Monday, October 31, 2016

Follow the Verdict Form

Markow v. Rosner, No. B260715 (D2d1 Oct. 4, 2016).

A jury awarded damages to Plaintiffs—a patient and his wife suing for loss of consortium—in a med-mal case. The jury purported to allocate the award 60/40 between Doctor and Hospital. Hospital’s liability was based on an ostensible agency theory, not any direct fault on its own part. Hospital moved for judgment notwithstanding the verdict, on the ground that the record was clear that Doctor was an independent contractor, not an agent, and that Plaintiff knew that fact from the get-go. The trial court denied that motion, but the Court of Appeal reverses.

Doctor sought JNOV arguing insufficiency of the evidence of negligence. But neither the trial court nor the Court of Appeal is buying it.

Doctor also takes issue with the special verdict form. At trial, Plaintiff presented two quite distinct theories of negligence and causation. Doctor contends that the verdict form should have polled the jury on each theory, to assure unanimity. But a special verdict is only supposed to poll on the “ultimate facts”the essential elements of the Plaintiff’s claims. I.e., duty, breach, causation, damages. Under Code of Civil Procedure § 624, the facts need to be broad enough so the only task left for the court in interpreting the verdict is to draw the appropriate conclusions of law.

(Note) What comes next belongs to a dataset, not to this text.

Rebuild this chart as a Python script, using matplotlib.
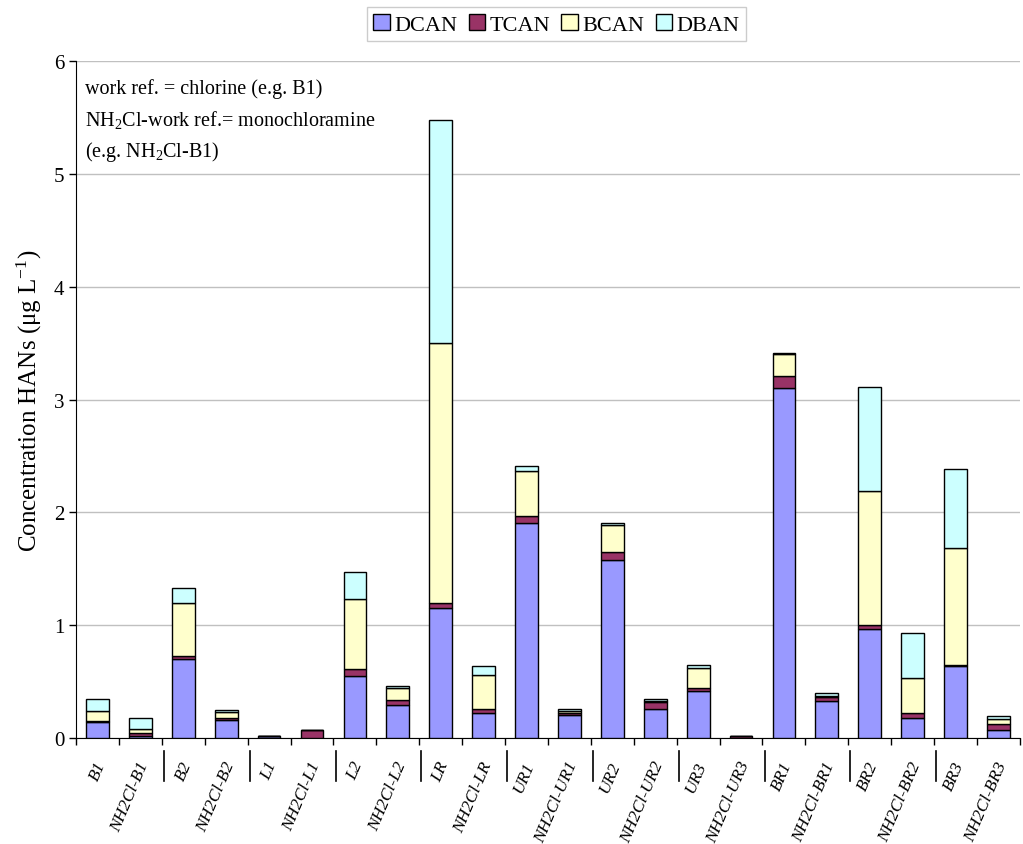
import numpy as np
import matplotlib
matplotlib.use("Agg")
import matplotlib.pyplot as plt
import matplotlib.transforms as mtransforms

plt.rcParams['font.family'] = ['Liberation Serif', 'DejaVu Serif']
plt.rcParams['mathtext.default'] = 'regular'

# sample labels (chlorine / monochloramine pairs)
amostras = ['B1', 'NH2Cl-B1', 'B2', 'NH2Cl-B2', 'L1', 'NH2Cl-L1',
            'L2', 'NH2Cl-L2', 'LR', 'NH2Cl-LR', 'UR1', 'NH2Cl-UR1',
            'UR2', 'NH2Cl-UR2', 'UR3', 'NH2Cl-UR3', 'BR1', 'NH2Cl-BR1',
            'BR2', 'NH2Cl-BR2', 'BR3', 'NH2Cl-BR3']

# concentrations (ug/L) per haloacetonitrile
dcan = [0.14, 0.02, 0.70, 0.16, 0.02, 0.00, 0.55, 0.29, 1.15, 0.22, 1.91, 0.20,
        1.58, 0.26, 0.42, 0.00, 3.10, 0.33, 0.97, 0.18, 0.635, 0.07]
tcan = [0.01, 0.025, 0.03, 0.02, 0.00, 0.07, 0.06, 0.05, 0.045, 0.04, 0.06, 0.02,
        0.07, 0.06, 0.02, 0.02, 0.11, 0.03, 0.03, 0.045, 0.015, 0.05]
bcan = [0.09, 0.035, 0.47, 0.05, 0.00, 0.00, 0.62, 0.10, 2.31, 0.30, 0.40, 0.02,
        0.24, 0.01, 0.18, 0.00, 0.19, 0.015, 1.19, 0.31, 1.03, 0.05]
dban = [0.11, 0.10, 0.13, 0.02, 0.00, 0.00, 0.245, 0.02, 1.97, 0.08, 0.045, 0.02,
        0.02, 0.02, 0.03, 0.00, 0.015, 0.02, 0.92, 0.40, 0.70, 0.025]

series = [('DCAN', dcan, '#9999FF'), ('TCAN', tcan, '#993366'),
          ('BCAN', bcan, '#FFFFCC'), ('DBAN', dban, '#CCFFFF')]

fig = plt.figure(figsize=(10.23, 8.45), dpi=100)
ax = fig.add_axes([0.0743, 0.1254, 0.9227, 0.8012])

x = np.arange(len(amostras))
base = np.zeros(len(amostras))
for nome, vals, cor in series:
    vals = np.array(vals)
    ax.bar(x, vals, width=0.53, bottom=base, color=cor, edgecolor='black',
           linewidth=1.0, label=nome, zorder=3)
    base += vals

ax.set_xlim(-0.5, len(amostras) - 0.5)
ax.set_ylim(0, 6)
ax.set_yticks(range(7))
ax.yaxis.grid(True, color='#c0c0c0', linewidth=1.0, zorder=0)
ax.spines['top'].set_visible(False)
ax.spines['right'].set_visible(False)
ax.tick_params(axis='y', direction='out', length=5, labelsize=15, width=1)

# category ticks on boundaries, labels on centres
ax.set_xticks(x)
ax.set_xticklabels(amostras, rotation=67, fontsize=12.5, style='italic',
                   ha='right', va='center', rotation_mode='anchor')
ax.tick_params(axis='x', which='major', length=0, pad=17)
desloc = mtransforms.ScaledTranslation(4 / 100, 0, fig.dpi_scale_trans)
for lbl in ax.get_xticklabels():
    lbl.set_transform(lbl.get_transform() + desloc)
ax.set_xticks(np.arange(-0.5, len(amostras)), minor=True)
ax.tick_params(axis='x', which='minor', direction='out', length=5, width=1)

# separators between sample pairs
trans = ax.get_xaxis_transform()
for b in range(2, len(amostras), 2):
    ax.plot([b - 0.45, b - 0.45], [-0.019, -0.0635], color='black',
            linewidth=1.2, transform=trans, clip_on=False)

ax.set_ylabel('Concentration HANs (μg L$^{-1}$)', fontsize=18, labelpad=7)

ax.text(0.01, 0.975, 'work ref. = chlorine (e.g. B1)', transform=ax.transAxes,
        fontsize=14.5, va='top')
ax.text(0.01, 0.93, 'NH$_2$Cl-work ref.= monochloramine', transform=ax.transAxes,
        fontsize=14.5, va='top')
ax.text(0.01, 0.885, '(e.g. NH$_2$Cl-B1)', transform=ax.transAxes,
        fontsize=14.5, va='top')

fig.legend(loc='center', bbox_to_anchor=(0.544, 0.97), ncol=4, fontsize=16,
           frameon=True, fancybox=False, edgecolor='#c0c0c0',
           handlelength=0.75, handleheight=0.75, handletextpad=0.2,
           columnspacing=0.5, borderpad=0.3)

fig.savefig('out.png', dpi=100)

Doctor further claims that the special verdict was inconsistent and ambiguous, in that it found Hospital was not itself negligent, but that it apportioned 40 percent the fault to Hospital. It is clear that the jury made a mistake: It was only supposed to allocate fault if Hospital was itself at fault. It shouldn’t have applied if Hospital was liable due to respondeat superior, which is not a form of comparative fault. The trial court cured this issue by ignoring the fault allocation and finding Hospital to be jointly and severally liable. That was appropriate and a new trial wasn’t necessary. The jury’s straightforward and curable mistake in following the form’s instructions did not make the verdict hopelessly ambiguous.

Finally, Plaintiffs were awarded extra costs under Code of Civil Procedure § 998 because they made a joint offer of judgment for 1 cent less than $1 million, which was rejected, and beat the offer at trial. The offer was conditioned on the accuracy of Doctor’s representation that he had $1 million in insurance coverage.

The court first finds that the fact that the offer was jointly made did not render it invalid. A joint offer can be valid so long as the court can determine whether the verdict counted as a “more favorable judgment” for Plaintiffs. Wife’s loss of consortium damages were capped at $250k under MICRA. So the jury’s $5.2 million award clearly beat the offer for both.

Nor did conditioning the award on the accuracy of Doctor’s discovery about his insurance coverage make the offer to speculative to evaluate. Section 998 offers can contain non-monetary conditions, so long as those conditions can be valued in determining whether a judgment beats the offer. Nothing about the condition contained in Plaintiffs’ offer made it too uncertain to value.

Affirmed in part and reversed in part.